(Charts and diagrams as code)
-*-

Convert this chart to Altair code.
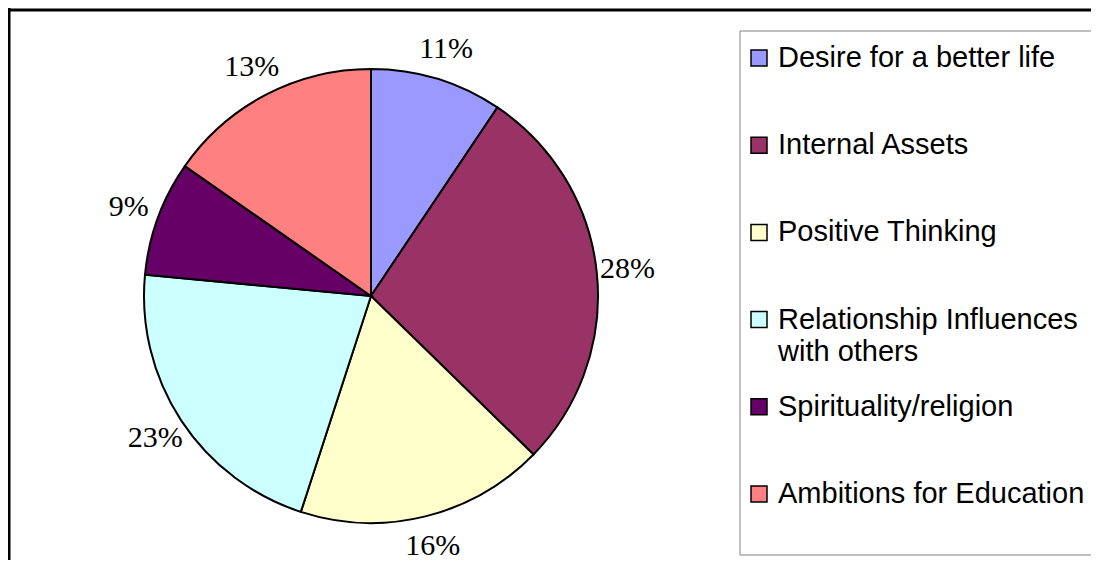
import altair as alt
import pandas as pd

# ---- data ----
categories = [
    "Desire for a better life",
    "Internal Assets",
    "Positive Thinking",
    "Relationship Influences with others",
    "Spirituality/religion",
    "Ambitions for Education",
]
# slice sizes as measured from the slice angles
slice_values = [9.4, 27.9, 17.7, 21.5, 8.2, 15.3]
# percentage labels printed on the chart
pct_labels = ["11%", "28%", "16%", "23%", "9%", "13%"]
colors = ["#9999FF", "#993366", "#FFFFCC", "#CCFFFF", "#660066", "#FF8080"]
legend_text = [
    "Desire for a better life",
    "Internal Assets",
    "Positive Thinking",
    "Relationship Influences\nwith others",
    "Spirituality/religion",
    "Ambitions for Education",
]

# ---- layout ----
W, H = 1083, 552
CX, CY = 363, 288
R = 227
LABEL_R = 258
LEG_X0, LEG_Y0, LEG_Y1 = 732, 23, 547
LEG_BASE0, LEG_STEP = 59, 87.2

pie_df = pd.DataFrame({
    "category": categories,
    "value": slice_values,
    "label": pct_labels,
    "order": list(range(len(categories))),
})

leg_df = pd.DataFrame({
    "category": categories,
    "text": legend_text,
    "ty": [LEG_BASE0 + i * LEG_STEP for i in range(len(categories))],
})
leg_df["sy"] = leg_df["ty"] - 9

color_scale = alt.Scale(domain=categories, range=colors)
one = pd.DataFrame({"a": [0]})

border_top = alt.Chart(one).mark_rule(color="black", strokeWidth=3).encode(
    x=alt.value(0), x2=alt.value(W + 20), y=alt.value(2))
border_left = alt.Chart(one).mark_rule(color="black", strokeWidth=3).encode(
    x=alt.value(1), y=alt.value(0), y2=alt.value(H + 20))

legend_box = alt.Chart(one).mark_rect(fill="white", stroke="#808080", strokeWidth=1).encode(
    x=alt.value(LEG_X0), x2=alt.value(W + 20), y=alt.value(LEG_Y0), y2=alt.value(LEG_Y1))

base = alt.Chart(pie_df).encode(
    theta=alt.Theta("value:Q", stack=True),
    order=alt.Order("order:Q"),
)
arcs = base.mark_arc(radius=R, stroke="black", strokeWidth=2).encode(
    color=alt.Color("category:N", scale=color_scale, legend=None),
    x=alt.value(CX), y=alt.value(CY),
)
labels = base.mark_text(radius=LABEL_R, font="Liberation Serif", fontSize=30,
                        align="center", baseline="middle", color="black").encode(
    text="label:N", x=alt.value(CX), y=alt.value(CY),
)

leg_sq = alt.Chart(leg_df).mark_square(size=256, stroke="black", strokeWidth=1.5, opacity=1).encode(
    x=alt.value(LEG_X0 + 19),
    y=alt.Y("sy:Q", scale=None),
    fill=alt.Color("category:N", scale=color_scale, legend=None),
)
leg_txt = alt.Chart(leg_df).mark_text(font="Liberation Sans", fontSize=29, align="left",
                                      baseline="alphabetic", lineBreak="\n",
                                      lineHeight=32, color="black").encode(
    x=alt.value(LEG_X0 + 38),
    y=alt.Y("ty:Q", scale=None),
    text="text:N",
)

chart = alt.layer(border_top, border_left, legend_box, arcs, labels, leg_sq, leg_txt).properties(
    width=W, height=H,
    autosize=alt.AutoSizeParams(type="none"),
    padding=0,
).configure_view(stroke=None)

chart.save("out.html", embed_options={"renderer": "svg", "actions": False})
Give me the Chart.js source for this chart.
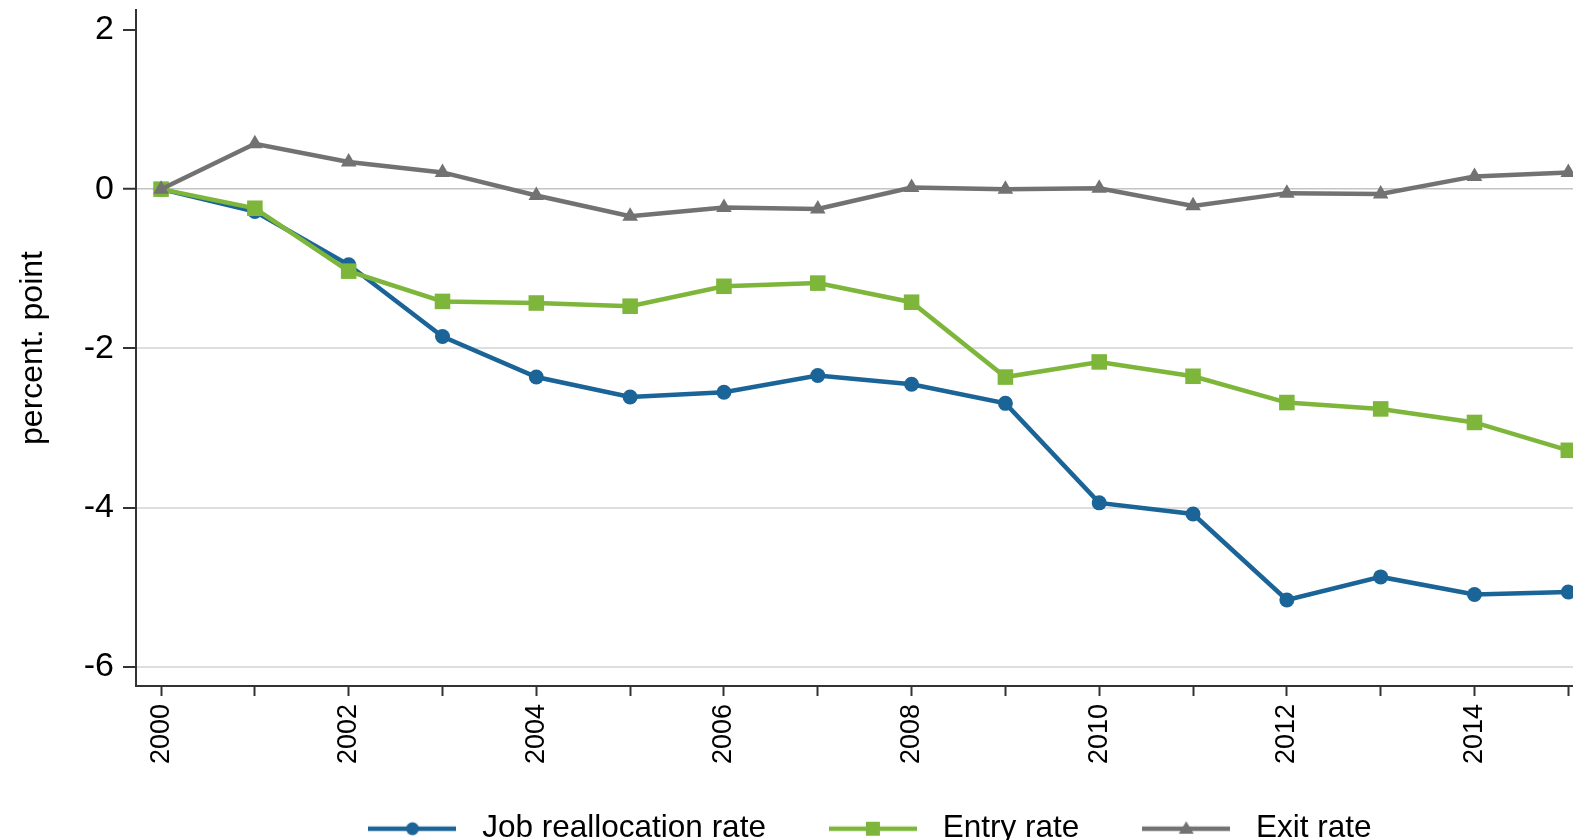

-*-

■ EXERCISE BRIEF
From the first line of the listing above, repeat every line through the one holding "x=alt.value(LEG_X0), x2=alt.value(W +". Both ends count, and pictures stay out.

■ RESULT FOR THIS EXERCISE
Convert this chart to Altair code.
import altair as alt
import pandas as pd

# ---- data ----
categories = [
    "Desire for a better life",
    "Internal Assets",
    "Positive Thinking",
    "Relationship Influences with others",
    "Spirituality/religion",
    "Ambitions for Education",
]
# slice sizes as measured from the slice angles
slice_values = [9.4, 27.9, 17.7, 21.5, 8.2, 15.3]
# percentage labels printed on the chart
pct_labels = ["11%", "28%", "16%", "23%", "9%", "13%"]
colors = ["#9999FF", "#993366", "#FFFFCC", "#CCFFFF", "#660066", "#FF8080"]
legend_text = [
    "Desire for a better life",
    "Internal Assets",
    "Positive Thinking",
    "Relationship Influences\nwith others",
    "Spirituality/religion",
    "Ambitions for Education",
]

# ---- layout ----
W, H = 1083, 552
CX, CY = 363, 288
R = 227
LABEL_R = 258
LEG_X0, LEG_Y0, LEG_Y1 = 732, 23, 547
LEG_BASE0, LEG_STEP = 59, 87.2

pie_df = pd.DataFrame({
    "category": categories,
    "value": slice_values,
    "label": pct_labels,
    "order": list(range(len(categories))),
})

leg_df = pd.DataFrame({
    "category": categories,
    "text": legend_text,
    "ty": [LEG_BASE0 + i * LEG_STEP for i in range(len(categories))],
})
leg_df["sy"] = leg_df["ty"] - 9

color_scale = alt.Scale(domain=categories, range=colors)
one = pd.DataFrame({"a": [0]})

border_top = alt.Chart(one).mark_rule(color="black", strokeWidth=3).encode(
    x=alt.value(0), x2=alt.value(W + 20), y=alt.value(2))
border_left = alt.Chart(one).mark_rule(color="black", strokeWidth=3).encode(
    x=alt.value(1), y=alt.value(0), y2=alt.value(H + 20))

legend_box = alt.Chart(one).mark_rect(fill="white", stroke="#808080", strokeWidth=1).encode(
    x=alt.value(LEG_X0), x2=alt.value(W + 20), y=alt.value(LEG_Y0), y2=alt.value(LEG_Y1))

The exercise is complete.